We’ve mentioned that new releases are slowing up as we approach the end of the year, but of course I’d briefly forgotten about This Heel, who produce new material with frightening, if always welcomed regularity.
This time it’s an EP entitled ‘Holes in the Primary World’, a healthy 5 tracks from the band based around the talents of Swedish musician Martin Månsson Sjöstrand, who we’ve also featured under his instrumental trio of the same name and the wonderful Dog Paper Submarine, which popped up on my Spotify releases of ‘most listened to’ bands of the year. Along with Major Parkinson and Gypsy Chicken – no surprises there then.
In This Heel he is joined by Anton Linderoth on drums and guitar, and Linus Lindvall on bass, guitar and vocals, and whilst ‘Holes in the Primary World’ doesn’t head off quite in the leftfield direction of previous singles we’ve featured, it’s an entertaining 12 minutes of guitar noise power pop, melodies and curious lyrics. There’s never a dull moment.

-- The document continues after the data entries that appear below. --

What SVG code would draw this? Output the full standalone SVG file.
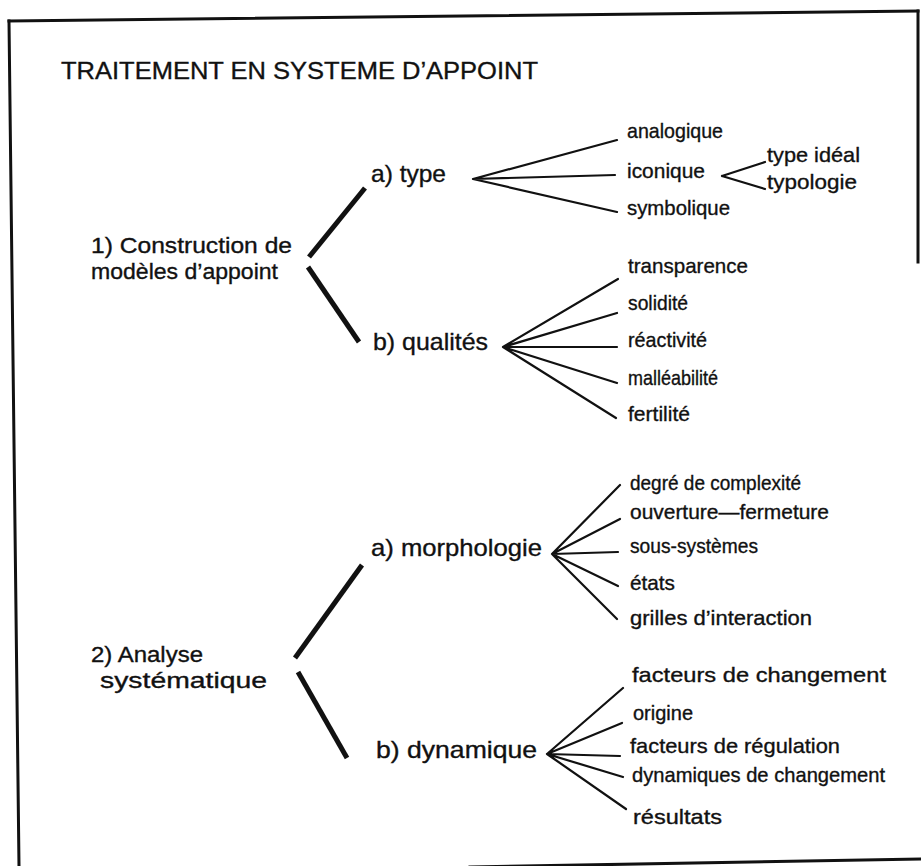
<svg xmlns="http://www.w3.org/2000/svg" width="921" height="866" viewBox="0 0 921 866">
<style>
text{font-family:"Liberation Sans",Arial,Helvetica,sans-serif;fill:#111;stroke:#111;stroke-width:0.35}
.title{font-size:24px}
.n1{font-size:22px}
.n2{font-size:24px}
.lf{font-size:21px}
.frame{stroke:#111;stroke-width:3;fill:none;stroke-linecap:square}
.fork{stroke:#111;stroke-width:5;stroke-linecap:butt;fill:none}
.fan{stroke:#111;stroke-width:2.2;stroke-linecap:round;fill:none}
</style>
<rect width="921" height="866" fill="#fff"/>
<g id="frame">
<path class="frame" d="M9,21 L918,11"/>
<path class="frame" d="M918,11 L918,262"/>
<path class="frame" d="M9,21 L19,866"/>
<path class="frame" d="M470,867 L921,859"/>
</g>
<g id="title"><text class="title" x="61" y="79" textLength="477" lengthAdjust="spacingAndGlyphs">TRAITEMENT EN SYSTEME D’APPOINT</text></g>

<g id="connectors">
<path class="fork" d="M309,257 L365,188"/>
<path class="fork" d="M308,267 L359,342"/>
<path class="fork" d="M295,658 L362,565"/>
<path class="fork" d="M298,672 L347,758"/>
<path class="fan" d="M473,179 L617,140 M473,179 L615,175 M473,179 L617,212"/>
<path class="fan" d="M722,176 L765,162 M722,176 L765,189"/>
<path class="fan" d="M503,347 L618,279 M503,347 L617,313 M503,347 L617,347 M503,347 L617,383 M503,347 L616,418"/>
<path class="fan" d="M552,554 L620,485 M552,554 L620,519 M552,554 L618,552 M552,554 L618,586 M552,554 L617,619"/>
<path class="fan" d="M547,754 L623,688 M547,754 L622,723 M547,754 L620,756 M547,754 L623,777 M547,754 L626,809"/>
</g>

<g id="n-construction"><text class="n1" x="91" y="253" textLength="201" lengthAdjust="spacingAndGlyphs">1) Construction de</text><text class="n1" x="91" y="279" textLength="187" lengthAdjust="spacingAndGlyphs">modèles d’appoint</text></g>
<g id="n-type"><text class="n2" x="371" y="182" textLength="75" lengthAdjust="spacingAndGlyphs">a) type</text></g>
<g id="n-qualites"><text class="n2" x="373" y="350" textLength="115" lengthAdjust="spacingAndGlyphs">b) qualités</text></g>
<g id="n-analyse"><text class="n1" x="91" y="662" textLength="112" lengthAdjust="spacingAndGlyphs">2) Analyse</text><text class="n1" x="100" y="688" textLength="167" lengthAdjust="spacingAndGlyphs">systématique</text></g>
<g id="n-morphologie"><text class="n2" x="371" y="556" textLength="171" lengthAdjust="spacingAndGlyphs">a) morphologie</text></g>
<g id="n-dynamique"><text class="n2" x="376" y="758" textLength="161" lengthAdjust="spacingAndGlyphs">b) dynamique</text></g>

<g id="l-analogique"><text class="lf" x="627" y="138" textLength="96" lengthAdjust="spacingAndGlyphs">analogique</text></g>
<g id="l-iconique"><text class="lf" x="627" y="178" textLength="78" lengthAdjust="spacingAndGlyphs">iconique</text></g>
<g id="l-symbolique"><text class="lf" x="627" y="215" textLength="103" lengthAdjust="spacingAndGlyphs">symbolique</text></g>
<g id="l-typeideal"><text class="lf" x="767" y="162" textLength="93" lengthAdjust="spacingAndGlyphs">type idéal</text></g>
<g id="l-typologie"><text class="lf" x="767" y="189" textLength="90" lengthAdjust="spacingAndGlyphs">typologie</text></g>

<g id="l-transparence"><text class="lf" x="628" y="273" textLength="120" lengthAdjust="spacingAndGlyphs">transparence</text></g>
<g id="l-solidite"><text class="lf" x="628" y="310" textLength="60" lengthAdjust="spacingAndGlyphs">solidité</text></g>
<g id="l-reactivite"><text class="lf" x="628" y="347" textLength="79" lengthAdjust="spacingAndGlyphs">réactivité</text></g>
<g id="l-malleabilite"><text class="lf" x="628" y="385" textLength="90" lengthAdjust="spacingAndGlyphs">malléabilité</text></g>
<g id="l-fertilite"><text class="lf" x="628" y="421" textLength="62" lengthAdjust="spacingAndGlyphs">fertilité</text></g>

<g id="l-degre"><text class="lf" x="630" y="490" textLength="171" lengthAdjust="spacingAndGlyphs">degré de complexité</text></g>
<g id="l-ouverture"><text class="lf" x="630" y="519" textLength="199" lengthAdjust="spacingAndGlyphs">ouverture—fermeture</text></g>
<g id="l-soussystemes"><text class="lf" x="630" y="553" textLength="128" lengthAdjust="spacingAndGlyphs">sous-systèmes</text></g>
<g id="l-etats"><text class="lf" x="630" y="590" textLength="45" lengthAdjust="spacingAndGlyphs">états</text></g>
<g id="l-grilles"><text class="lf" x="630" y="625" textLength="182" lengthAdjust="spacingAndGlyphs">grilles d’interaction</text></g>

<g id="l-facteurschang"><text class="lf" x="632" y="682" textLength="254" lengthAdjust="spacingAndGlyphs">facteurs de changement</text></g>
<g id="l-origine"><text class="lf" x="633" y="720" textLength="60" lengthAdjust="spacingAndGlyphs">origine</text></g>
<g id="l-facteursreg"><text class="lf" x="630" y="753" textLength="210" lengthAdjust="spacingAndGlyphs">facteurs de régulation</text></g>
<g id="l-dynchang"><text class="lf" x="632" y="782" textLength="253" lengthAdjust="spacingAndGlyphs">dynamiques de changement</text></g>
<g id="l-resultats"><text class="lf" x="633" y="824" textLength="89" lengthAdjust="spacingAndGlyphs">résultats</text></g>
</svg>
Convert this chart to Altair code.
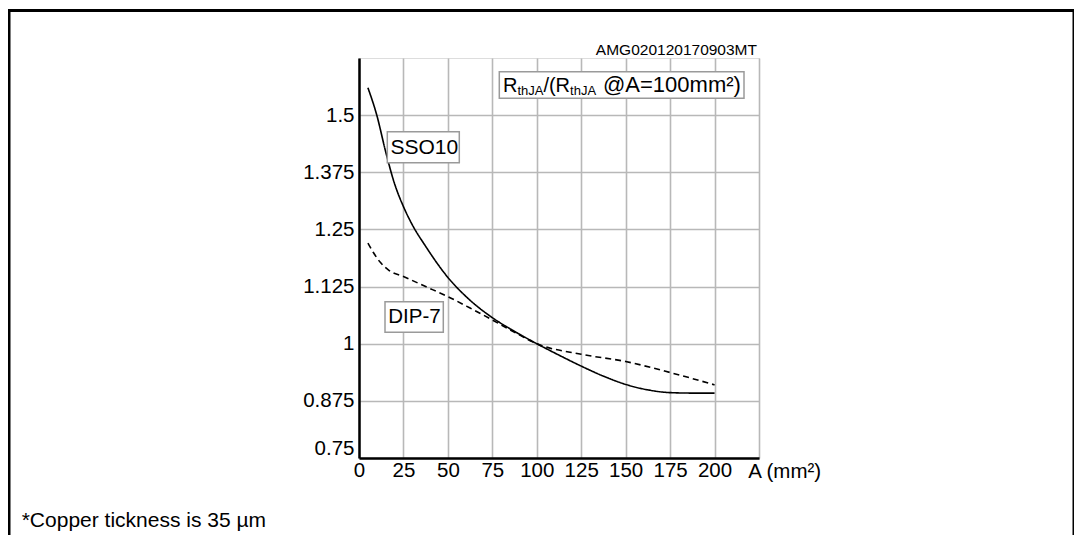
import altair as alt
import pandas as pd

# SSO10 (solid) normalised thermal resistance vs copper area
sso_area = [5, 10, 15, 20, 25, 30, 37.5, 50, 62.5, 75, 87.5, 100, 112.5, 125, 137.5, 150, 162.5, 175, 187.5, 200]
sso_val = [1.56, 1.50, 1.42, 1.35, 1.30, 1.26, 1.213, 1.145, 1.095, 1.057, 1.027, 1.0, 0.975, 0.951, 0.929, 0.911, 0.899, 0.893, 0.892, 0.892]

# DIP-7 (dashed)
dip_area = [5, 8, 12, 17, 25, 37.5, 50, 62.5, 75, 87.5, 100, 125, 150, 175, 200]
dip_val = [1.22, 1.20, 1.178, 1.16, 1.147, 1.125, 1.103, 1.078, 1.052, 1.025, 1.0, 0.977, 0.961, 0.937, 0.91]

x_grid = [0, 25, 50, 75, 100, 125, 150, 175, 200, 225]
y_ticks = [0.75, 0.875, 1.0, 1.125, 1.25, 1.375, 1.5]

FONT = "Liberation Sans"

df = pd.DataFrame(
    {"A": sso_area + dip_area,
     "R": sso_val + dip_val,
     "pkg": ["SSO10"] * len(sso_area) + ["DIP-7"] * len(dip_area)}
)
one = pd.DataFrame({"k": [0]})

xs = alt.Scale(domain=[0, 225], nice=False, zero=False)
ys = alt.Scale(domain=[0.75, 1.625], nice=False, zero=False)

lines = alt.Chart(df).mark_line(color="black", strokeWidth=1.6, interpolate="monotone").encode(
    x=alt.X("A:Q", scale=xs,
            axis=alt.Axis(values=x_grid, title=None, labelExpr="datum.value > 200 ? '' : datum.value + ''",
                          labelFontSize=20.5, labelFont=FONT, labelColor="black", labelPadding=2,
                          ticks=False, domainColor="black", domainWidth=2.5,
                          grid=True, gridColor="#b8b8b8", gridWidth=1.6, labelFlush=False)),
    y=alt.Y("R:Q", scale=ys,
            axis=alt.Axis(values=y_ticks, title=None, labelExpr="datum.value + ''",
                          labelFontSize=20.5, labelFont=FONT, labelColor="black", labelPadding=5,
                          ticks=False, domainColor="black", domainWidth=2.5,
                          grid=True, gridColor="#b8b8b8", gridWidth=1.6, labelFlush=True)),
    detail="pkg:N",
    strokeDash=alt.StrokeDash("pkg:N", scale=alt.Scale(domain=["SSO10", "DIP-7"], range=[[1, 0], [6, 4]]),
                              legend=None),
)

frame = alt.Chart(one).mark_rect(filled=False, stroke="black", strokeWidth=3).encode(
    x=alt.value(-350), x2=alt.value(715), y=alt.value(-47.5), y2=alt.value(560)
)


def box(x1, x2, y1, y2):
    return alt.Chart(one).mark_rect(fill="white", stroke="#9a9a9a", strokeWidth=1.5).encode(
        x=alt.value(x1), x2=alt.value(x2), y=alt.value(y1), y2=alt.value(y2)
    )


def txt(s, x, y, size=20, align="left"):
    return alt.Chart(one).mark_text(text=s, font=FONT, fontSize=size, align=align,
                                    baseline="alphabetic", color="black").encode(
        x=alt.value(x), y=alt.value(y)
    )


annots = [
    box(140.3, 385, 13.7, 40.3),
    txt("R", 144, 33.7),
    txt("thJA", 158.4, 37, 13),
    txt("/(R", 184.4, 33.7),
    txt("thJA", 211.1, 37, 13),
    txt("@A=100mm²)", 244, 33.7, 22),
    box(28.3, 100.3, 73.7, 104.7),
    txt("SSO10", 31.5, 96.3, 21),
    box(26, 84.3, 243.7, 274.3),
    txt("DIP-7", 29.3, 265.3, 20.5),
    txt("AMG020120170903MT", 398, -3, 15.5, "right"),
    txt("A (mm²)", 389.3, 420, 20.5),
    txt("*Copper tickness is 35 µm", -337.3, 468.7, 21),
]

chart = alt.layer(frame, lines, *annots).properties(
    width=400, height=400,
    autosize=alt.AutoSizeParams(type="none"),
    padding={"left": 351, "top": 50, "right": 315, "bottom": 77},
).configure_view(stroke="black", strokeWidth=1.5).configure(background="white")

chart.save("out.html", embed_options={"renderer": "svg", "actions": False})
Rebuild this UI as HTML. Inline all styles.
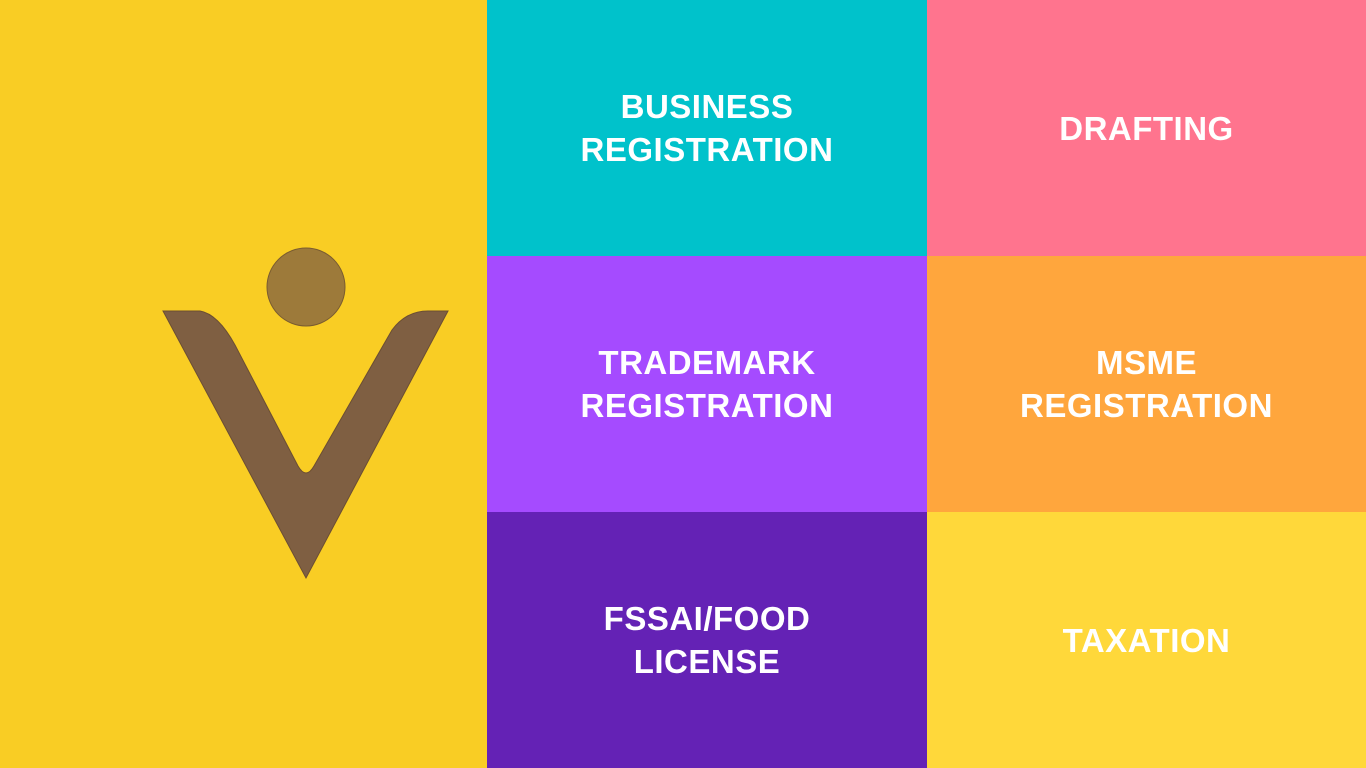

‘Alien Ashtray’ opens with less than 2 minutes of high energy frenetic tunes, whilst unusually ‘Box on a Rooftop’ slows things down and almost shows a subtle side of the band, before the inevitable crescendo in the chorus and a slightly unconventional ending. ‘Encrypted Honesty’ is typically ‘This Heel’ and I love the short instrumental section, which is always a feature of their music – albeit not quite as prevalent as some releases I’ve heard from the band.
The highlight of the EP to me is ‘An Ocean of Winding Figures’ with a simply lovely melody in the chorus, a hefty loud change in musical direction and lyrics which I’m not quite sure I understand but still love nevertheless. “Beat out the secret worlds, give me an exorcism. And I will try to embrace the ordinary”. Interesting, pretty much with you there. “And grow back the singing tree”. Nope, totally lost you now.
It concludes with the equally fascinating ‘Pebbles’, where we’re posed questions which almost become Spike Milligan like in their word play: “Would you rather wanna be a headless fly? Safe in the spider’s web or explode in confusion’s bed? A bumblebee playing with fire or a humble tree giving away leaf by leaf? I haven’t quite worked out whether it’s poetic brilliance or complete nonsense, but the truth is probably somewhere between the two.
Anyway I always love some This Heel, and the good news is that it’s only December 8th, so we look forward to the Christmas single and the traditional Bing Crosby Yuletide Covers EP.